→ **Stated task**
Repeat all of the material below exactly as written, images excluded.

■ ■ ■ ■ ■ ■ ■

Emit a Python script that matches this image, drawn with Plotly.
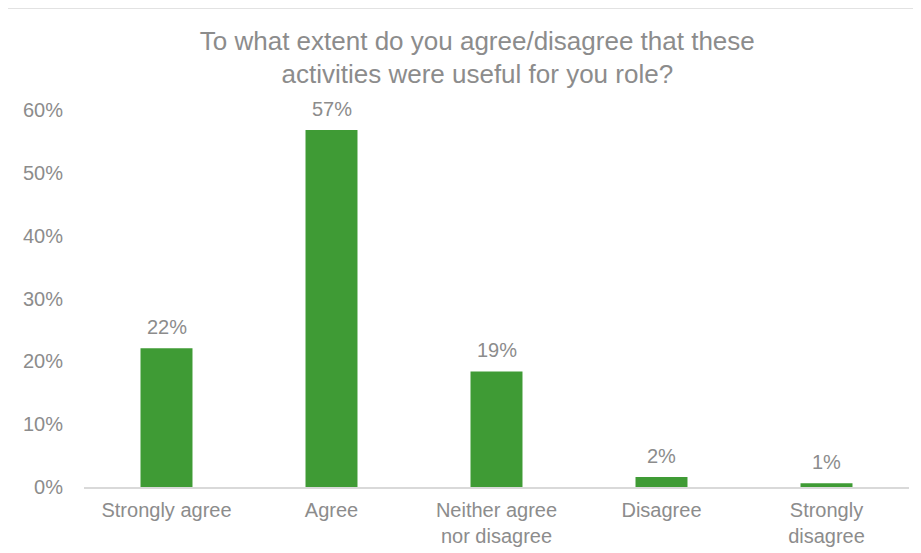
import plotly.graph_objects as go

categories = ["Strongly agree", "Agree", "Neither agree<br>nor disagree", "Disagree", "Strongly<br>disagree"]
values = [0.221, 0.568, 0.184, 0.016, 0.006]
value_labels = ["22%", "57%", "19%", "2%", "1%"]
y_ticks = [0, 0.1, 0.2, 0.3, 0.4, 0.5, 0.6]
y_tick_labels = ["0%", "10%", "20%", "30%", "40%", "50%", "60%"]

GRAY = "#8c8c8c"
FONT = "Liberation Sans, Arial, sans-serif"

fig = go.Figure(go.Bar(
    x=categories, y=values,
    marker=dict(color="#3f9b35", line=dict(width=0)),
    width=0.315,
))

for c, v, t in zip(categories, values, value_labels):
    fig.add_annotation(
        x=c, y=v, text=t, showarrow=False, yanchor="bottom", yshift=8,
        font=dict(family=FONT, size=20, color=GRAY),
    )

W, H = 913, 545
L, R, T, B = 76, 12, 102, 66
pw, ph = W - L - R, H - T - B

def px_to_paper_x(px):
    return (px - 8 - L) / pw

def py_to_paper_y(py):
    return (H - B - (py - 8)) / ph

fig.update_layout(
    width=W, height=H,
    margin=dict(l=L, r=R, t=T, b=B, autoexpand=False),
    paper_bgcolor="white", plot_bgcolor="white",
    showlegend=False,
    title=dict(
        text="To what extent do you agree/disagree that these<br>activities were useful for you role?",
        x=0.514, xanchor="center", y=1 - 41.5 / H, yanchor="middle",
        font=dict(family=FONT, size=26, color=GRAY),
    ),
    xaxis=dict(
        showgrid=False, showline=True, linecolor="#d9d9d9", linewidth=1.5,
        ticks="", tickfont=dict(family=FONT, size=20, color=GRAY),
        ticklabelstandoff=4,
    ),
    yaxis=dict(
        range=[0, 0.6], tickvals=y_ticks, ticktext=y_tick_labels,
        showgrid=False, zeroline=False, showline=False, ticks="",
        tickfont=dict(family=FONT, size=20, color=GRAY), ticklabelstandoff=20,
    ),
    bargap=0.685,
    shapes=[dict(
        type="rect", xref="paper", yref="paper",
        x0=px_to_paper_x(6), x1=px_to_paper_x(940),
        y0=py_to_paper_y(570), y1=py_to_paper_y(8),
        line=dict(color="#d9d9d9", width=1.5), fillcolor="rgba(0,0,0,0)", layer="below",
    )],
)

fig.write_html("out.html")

■ ■ ■ ■ ■ ■ ■

→ **Correct result**
Emit a Python script that matches this image, drawn with Plotly.
import plotly.graph_objects as go

categories = ["Strongly agree", "Agree", "Neither agree<br>nor disagree", "Disagree", "Strongly<br>disagree"]
values = [0.221, 0.568, 0.184, 0.016, 0.006]
value_labels = ["22%", "57%", "19%", "2%", "1%"]
y_ticks = [0, 0.1, 0.2, 0.3, 0.4, 0.5, 0.6]
y_tick_labels = ["0%", "10%", "20%", "30%", "40%", "50%", "60%"]

GRAY = "#8c8c8c"
FONT = "Liberation Sans, Arial, sans-serif"

fig = go.Figure(go.Bar(
    x=categories, y=values,
    marker=dict(color="#3f9b35", line=dict(width=0)),
    width=0.315,
))

for c, v, t in zip(categories, values, value_labels):
    fig.add_annotation(
        x=c, y=v, text=t, showarrow=False, yanchor="bottom", yshift=8,
        font=dict(family=FONT, size=20, color=GRAY),
    )

W, H = 913, 545
L, R, T, B = 76, 12, 102, 66
pw, ph = W - L - R, H - T - B

def px_to_paper_x(px):
    return (px - 8 - L) / pw

def py_to_paper_y(py):
    return (H - B - (py - 8)) / ph

fig.update_layout(
    width=W, height=H,
    margin=dict(l=L, r=R, t=T, b=B, autoexpand=False),
    paper_bgcolor="white", plot_bgcolor="white",
    showlegend=False,
    title=dict(
        text="To what extent do you agree/disagree that these<br>activities were useful for you role?",
        x=0.514, xanchor="center", y=1 - 41.5 / H, yanchor="middle",
        font=dict(family=FONT, size=26, color=GRAY),
    ),
    xaxis=dict(
        showgrid=False, showline=True, linecolor="#d9d9d9", linewidth=1.5,
        ticks="", tickfont=dict(family=FONT, size=20, color=GRAY),
        ticklabelstandoff=4,
    ),
    yaxis=dict(
        range=[0, 0.6], tickvals=y_ticks, ticktext=y_tick_labels,
        showgrid=False, zeroline=False, showline=False, ticks="",
        tickfont=dict(family=FONT, size=20, color=GRAY), ticklabelstandoff=20,
    ),
    bargap=0.685,
    shapes=[dict(
        type="rect", xref="paper", yref="paper",
        x0=px_to_paper_x(6), x1=px_to_paper_x(940),
        y0=py_to_paper_y(570), y1=py_to_paper_y(8),
        line=dict(color="#d9d9d9", width=1.5), fillcolor="rgba(0,0,0,0)", layer="below",
    )],
)

fig.write_html("out.html")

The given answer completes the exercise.